■ **DATASET EXCERPT**:

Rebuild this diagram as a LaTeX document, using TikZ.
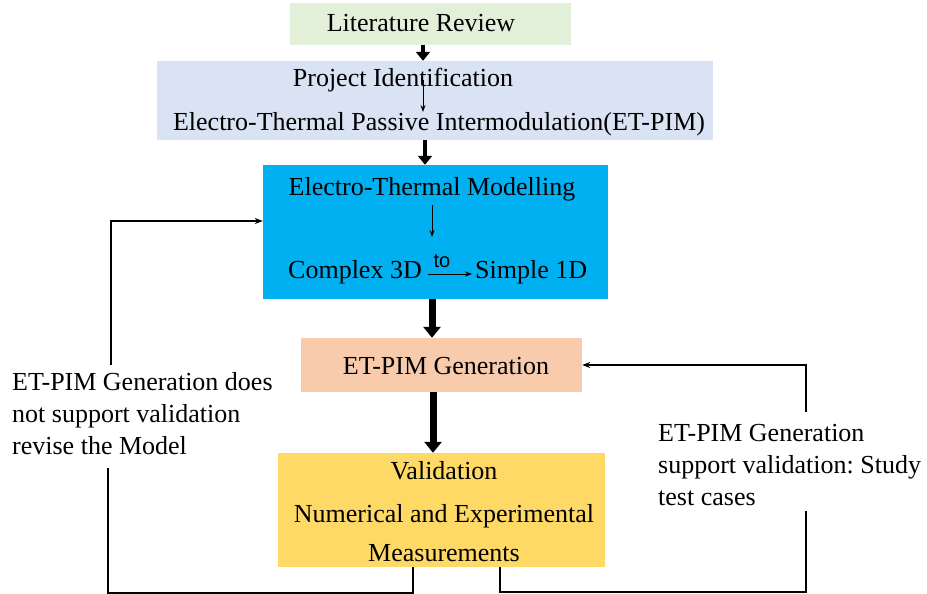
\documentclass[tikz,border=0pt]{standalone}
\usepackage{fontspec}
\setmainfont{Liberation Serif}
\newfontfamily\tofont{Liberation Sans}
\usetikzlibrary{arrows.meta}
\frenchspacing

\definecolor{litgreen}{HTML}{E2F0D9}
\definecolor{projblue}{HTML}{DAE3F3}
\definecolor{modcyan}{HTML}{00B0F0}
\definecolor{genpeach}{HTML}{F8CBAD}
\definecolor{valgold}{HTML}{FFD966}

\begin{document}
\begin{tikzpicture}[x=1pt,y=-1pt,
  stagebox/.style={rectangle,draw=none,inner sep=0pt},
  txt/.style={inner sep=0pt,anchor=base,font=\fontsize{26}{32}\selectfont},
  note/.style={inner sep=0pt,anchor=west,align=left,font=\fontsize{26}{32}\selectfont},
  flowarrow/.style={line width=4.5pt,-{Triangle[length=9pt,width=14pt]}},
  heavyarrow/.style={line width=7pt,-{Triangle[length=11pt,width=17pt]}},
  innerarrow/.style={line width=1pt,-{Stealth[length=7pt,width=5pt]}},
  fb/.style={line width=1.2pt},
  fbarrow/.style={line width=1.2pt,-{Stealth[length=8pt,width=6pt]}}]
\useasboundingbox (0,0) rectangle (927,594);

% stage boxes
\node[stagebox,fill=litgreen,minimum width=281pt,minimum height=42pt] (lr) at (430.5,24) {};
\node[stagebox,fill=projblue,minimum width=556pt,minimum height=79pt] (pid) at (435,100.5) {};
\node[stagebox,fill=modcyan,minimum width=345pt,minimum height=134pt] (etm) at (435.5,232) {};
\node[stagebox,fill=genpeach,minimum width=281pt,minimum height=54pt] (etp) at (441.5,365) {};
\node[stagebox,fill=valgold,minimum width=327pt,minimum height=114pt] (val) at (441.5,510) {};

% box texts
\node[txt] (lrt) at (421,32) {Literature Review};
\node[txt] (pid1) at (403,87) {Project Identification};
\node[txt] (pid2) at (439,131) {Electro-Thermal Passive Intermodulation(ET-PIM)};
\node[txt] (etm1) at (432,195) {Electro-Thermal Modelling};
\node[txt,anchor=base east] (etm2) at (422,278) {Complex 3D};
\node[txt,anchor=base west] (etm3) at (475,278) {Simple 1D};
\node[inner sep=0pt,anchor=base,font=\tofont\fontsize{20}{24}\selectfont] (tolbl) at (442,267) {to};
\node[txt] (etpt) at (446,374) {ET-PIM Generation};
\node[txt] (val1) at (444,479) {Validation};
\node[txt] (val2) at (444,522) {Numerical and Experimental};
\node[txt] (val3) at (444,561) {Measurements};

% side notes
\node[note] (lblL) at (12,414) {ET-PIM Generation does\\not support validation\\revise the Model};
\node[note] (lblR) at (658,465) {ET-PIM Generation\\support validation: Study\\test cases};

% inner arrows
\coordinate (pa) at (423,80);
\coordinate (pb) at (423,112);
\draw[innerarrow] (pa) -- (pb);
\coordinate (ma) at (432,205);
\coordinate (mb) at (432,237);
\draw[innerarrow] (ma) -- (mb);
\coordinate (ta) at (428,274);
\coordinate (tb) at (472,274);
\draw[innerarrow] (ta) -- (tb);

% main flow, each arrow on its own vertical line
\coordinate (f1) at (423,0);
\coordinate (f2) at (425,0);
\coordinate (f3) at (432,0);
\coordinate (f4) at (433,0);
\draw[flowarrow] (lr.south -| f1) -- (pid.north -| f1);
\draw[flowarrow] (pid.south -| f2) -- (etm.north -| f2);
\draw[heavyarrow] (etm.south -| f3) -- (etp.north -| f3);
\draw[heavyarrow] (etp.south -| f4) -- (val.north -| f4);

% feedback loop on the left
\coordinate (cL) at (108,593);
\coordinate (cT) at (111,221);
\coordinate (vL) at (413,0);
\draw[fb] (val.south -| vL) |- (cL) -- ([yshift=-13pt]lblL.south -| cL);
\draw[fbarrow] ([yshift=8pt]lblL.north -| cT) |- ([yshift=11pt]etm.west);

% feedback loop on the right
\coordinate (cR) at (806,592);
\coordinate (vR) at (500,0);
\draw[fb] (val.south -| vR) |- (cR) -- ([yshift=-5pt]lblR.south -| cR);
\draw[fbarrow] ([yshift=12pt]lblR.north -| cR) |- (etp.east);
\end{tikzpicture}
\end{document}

■ **PROBLEM STATEMENT**: Copy out all the data exactly; skip the pictures.

■ **OUTPUT OF THE TASK**:
Rebuild this diagram as a LaTeX document, using TikZ.
\documentclass[tikz,border=0pt]{standalone}
\usepackage{fontspec}
\setmainfont{Liberation Serif}
\newfontfamily\tofont{Liberation Sans}
\usetikzlibrary{arrows.meta}
\frenchspacing

\definecolor{litgreen}{HTML}{E2F0D9}
\definecolor{projblue}{HTML}{DAE3F3}
\definecolor{modcyan}{HTML}{00B0F0}
\definecolor{genpeach}{HTML}{F8CBAD}
\definecolor{valgold}{HTML}{FFD966}

\begin{document}
\begin{tikzpicture}[x=1pt,y=-1pt,
  stagebox/.style={rectangle,draw=none,inner sep=0pt},
  txt/.style={inner sep=0pt,anchor=base,font=\fontsize{26}{32}\selectfont},
  note/.style={inner sep=0pt,anchor=west,align=left,font=\fontsize{26}{32}\selectfont},
  flowarrow/.style={line width=4.5pt,-{Triangle[length=9pt,width=14pt]}},
  heavyarrow/.style={line width=7pt,-{Triangle[length=11pt,width=17pt]}},
  innerarrow/.style={line width=1pt,-{Stealth[length=7pt,width=5pt]}},
  fb/.style={line width=1.2pt},
  fbarrow/.style={line width=1.2pt,-{Stealth[length=8pt,width=6pt]}}]
\useasboundingbox (0,0) rectangle (927,594);

% stage boxes
\node[stagebox,fill=litgreen,minimum width=281pt,minimum height=42pt] (lr) at (430.5,24) {};
\node[stagebox,fill=projblue,minimum width=556pt,minimum height=79pt] (pid) at (435,100.5) {};
\node[stagebox,fill=modcyan,minimum width=345pt,minimum height=134pt] (etm) at (435.5,232) {};
\node[stagebox,fill=genpeach,minimum width=281pt,minimum height=54pt] (etp) at (441.5,365) {};
\node[stagebox,fill=valgold,minimum width=327pt,minimum height=114pt] (val) at (441.5,510) {};

% box texts
\node[txt] (lrt) at (421,32) {Literature Review};
\node[txt] (pid1) at (403,87) {Project Identification};
\node[txt] (pid2) at (439,131) {Electro-Thermal Passive Intermodulation(ET-PIM)};
\node[txt] (etm1) at (432,195) {Electro-Thermal Modelling};
\node[txt,anchor=base east] (etm2) at (422,278) {Complex 3D};
\node[txt,anchor=base west] (etm3) at (475,278) {Simple 1D};
\node[inner sep=0pt,anchor=base,font=\tofont\fontsize{20}{24}\selectfont] (tolbl) at (442,267) {to};
\node[txt] (etpt) at (446,374) {ET-PIM Generation};
\node[txt] (val1) at (444,479) {Validation};
\node[txt] (val2) at (444,522) {Numerical and Experimental};
\node[txt] (val3) at (444,561) {Measurements};

% side notes
\node[note] (lblL) at (12,414) {ET-PIM Generation does\\not support validation\\revise the Model};
\node[note] (lblR) at (658,465) {ET-PIM Generation\\support validation: Study\\test cases};

% inner arrows
\coordinate (pa) at (423,80);
\coordinate (pb) at (423,112);
\draw[innerarrow] (pa) -- (pb);
\coordinate (ma) at (432,205);
\coordinate (mb) at (432,237);
\draw[innerarrow] (ma) -- (mb);
\coordinate (ta) at (428,274);
\coordinate (tb) at (472,274);
\draw[innerarrow] (ta) -- (tb);

% main flow, each arrow on its own vertical line
\coordinate (f1) at (423,0);
\coordinate (f2) at (425,0);
\coordinate (f3) at (432,0);
\coordinate (f4) at (433,0);
\draw[flowarrow] (lr.south -| f1) -- (pid.north -| f1);
\draw[flowarrow] (pid.south -| f2) -- (etm.north -| f2);
\draw[heavyarrow] (etm.south -| f3) -- (etp.north -| f3);
\draw[heavyarrow] (etp.south -| f4) -- (val.north -| f4);

% feedback loop on the left
\coordinate (cL) at (108,593);
\coordinate (cT) at (111,221);
\coordinate (vL) at (413,0);
\draw[fb] (val.south -| vL) |- (cL) -- ([yshift=-13pt]lblL.south -| cL);
\draw[fbarrow] ([yshift=8pt]lblL.north -| cT) |- ([yshift=11pt]etm.west);

% feedback loop on the right
\coordinate (cR) at (806,592);
\coordinate (vR) at (500,0);
\draw[fb] (val.south -| vR) |- (cR) -- ([yshift=-5pt]lblR.south -| cR);
\draw[fbarrow] ([yshift=12pt]lblR.north -| cR) |- (etp.east);
\end{tikzpicture}
\end{document}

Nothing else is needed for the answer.